Agent Based Modeling at the Boundary of Law and Software

Principal Investigator(s): 
Michael Tschantz

ICSI researchers are studying how agent-based models (ABMs) of social contexts can improve the design and regulation of accountable software systems. Agent-based modeling is a social scientific research method that involves bottom-up modeling of complex systems and computationally determining their emergent properties by running simulations. The ICSI researchers are using ABMs to model elements of the social and regulatory environment in which a software system operates. Their project’s novelties are due to its interdisciplinary synthesis, applying ABMs from social sciences to software specification and automated testing, as done in computer science, to guide the crafting and enforcement of technology regulations, a legal concern. The project's impacts are informing public policy and teaching as well as providing an open-source software toolkit for the automated testing of software systems.

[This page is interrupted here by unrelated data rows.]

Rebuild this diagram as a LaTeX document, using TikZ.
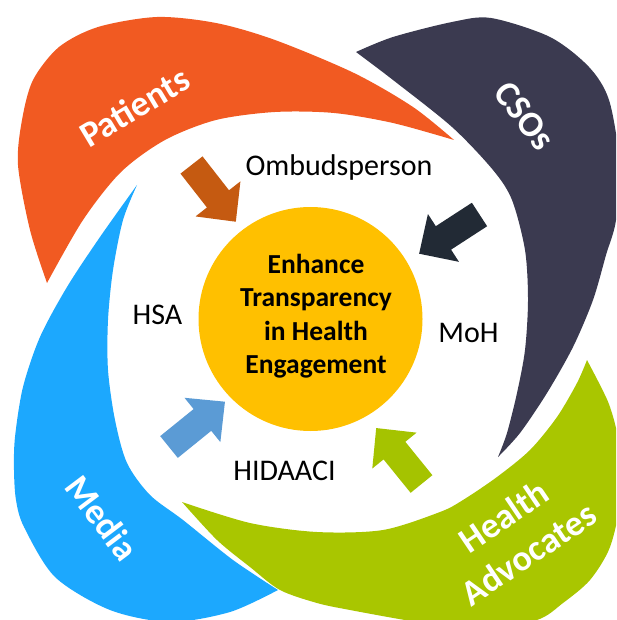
\documentclass[tikz,border=0pt]{standalone}
\usepackage{fontspec}
\setmainfont{Carlito}
\usepackage{tikz}
\definecolor{patorange}{HTML}{F15A22}
\definecolor{csonavy}{HTML}{3B3A50}
\definecolor{medblue}{HTML}{1CA8FE}
\definecolor{advgreen}{HTML}{A9C600}
\definecolor{coreyellow}{HTML}{FFC000}
\definecolor{arrorange}{HTML}{C55A11}
\definecolor{arrnavy}{HTML}{222A35}
\definecolor{arrblue}{HTML}{5B9BD5}
\definecolor{arrgreen}{HTML}{A5C300}
\tikzset{
    petaltext/.style={text=white, font=\bfseries\fontsize{36}{45}\selectfont, align=center},
    actor/.style={font=\fontsize{30}{36}\selectfont}
}
\newcommand{\blockarrow}[4]{\fill[#1, shift={(#2,#3)}, rotate=#4] (0,-14) -- (43,-14) -- (43,-28.5) -- (72,0) -- (43,28.5) -- (43,14) -- (0,14) -- cycle;}

\begin{document}
\begin{tikzpicture}[x=1pt, y=-1pt]
    \useasboundingbox (0,0) rectangle (616,620);
    \clip (0,0) rectangle (616,620);
    \fill[patorange] plot[smooth] coordinates {(47,283) (30,230) (18,165) (22,120) (33,80) (59,47) (98,27) (157,17) (216,23) (275,40) (354,73) (413,107) (454,140)}
        -- plot[smooth] coordinates {(454,140) (393,123) (334,113) (275,112) (216,120) (165,140) (121,172) (83,220) (47,283)} -- cycle;
    \fill[csonavy] plot[smooth] coordinates {(356,52) (393,37) (452,22) (491,18) (550,37) (589,67) (609,100) (619,160) (616,220) (606,255) (593,300) (573,347) (547,393) (520,433) (498,457)}
        -- plot[smooth] coordinates {(498,457) (507,433) (517,393) (525,350) (528,300) (525,250) (512,200) (493,170) (452,127) (393,80) (356,52)} -- cycle;
    \fill[medblue] plot[smooth] coordinates {(137,185) (100,237) (67,287) (40,337) (23,387) (15,437) (14,470) (16,500) (24,527) (55,577) (110,610) (170,622) (230,612) (278,590)}
        -- plot[smooth] coordinates {(278,590) (233,560) (183,520) (150,495) (127,463) (115,420) (108,370) (108,320) (113,270) (123,220) (137,185)} -- cycle;
    \fill[advgreen] plot[smooth] coordinates {(182,502) (250,523) (317,532) (383,530) (440,512) (463,500) (497,477) (530,450) (557,417) (577,383) (587,360)}
        -- plot[smooth] coordinates {(587,360) (600,385) (610,407) (618,440) (620,500) (610,547) (590,580) (563,603) (537,620) (480,630) (417,622) (350,610) (317,603) (280,590) (250,567) (217,540) (182,502)} -- cycle;
    \node(core)[circle, fill=coreyellow, minimum size=224pt, inner sep=0pt] at (310.5,319) {};
    \node(goal)[align=center, font=\bfseries\fontsize{27.5}{33.5}\selectfont] at (316,316) {Enhance\\Transparency\\in Health\\Engagement};
    \blockarrow{arrorange}{191.5}{165}{-52}
    \blockarrow{arrnavy}{479.5}{214.5}{-147}
    \blockarrow{arrblue}{169}{447}{39}
    \blockarrow{arrgreen}{421.5}{484}{129}
    \node(ombuds)[actor] at (339,168) {Ombudsperson};
    \node(hsa)[actor] at (157.5,315) {HSA};
    \node(moh)[actor] at (468.5,333) {MoH};
    \node(hidaaci)[actor] at (284.5,471) {HIDAACI};
    \node(patients)[petaltext, rotate=31] at (134.5,107) {Patients};
    \node(csos)[petaltext, rotate=-52] at (524.5,116) {CSOs};
    \node(media)[petaltext, rotate=-53] at (102,518) {Media};
    \node(advocates)[petaltext, rotate=34] at (516,535) {Health\\Advocates};
\end{tikzpicture}
\end{document}
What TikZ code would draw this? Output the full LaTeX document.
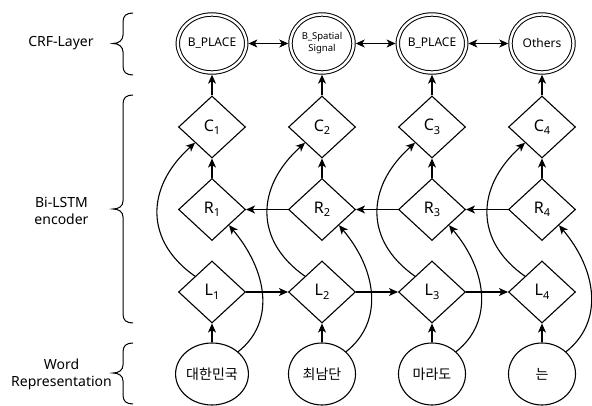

Software, regulation, and society interact with unpredictable and sometimes undesirable dynamic feedback effects.  ICSI researchers are exploring how ABMs and scientific simulation can address the gap between legal requirements and software design by helping regulators, domain experts, software designers, and other stakeholders assess the potential societal implications of particular software and regulatory systems. They are using ABMs for three tasks: (1) creating software specifications using models of regulations and the social environment in which software operates, (2) testing software systems for compliance using simulations of their social impact, and (3) designing regulations that reflect these new tools. Their project develops these general methods for improving the design of accountable software systems and advancing the understanding of the legal context of software design through the exploration of two specific domains: the effects of online advertising systems on housing segregation and the tradeoffs between privacy and accuracy in contact tracing for infectious-disease control.

 

This research is in collaboration with researchers at New York University and is funded by a grant from NSF, The National Science Foundation.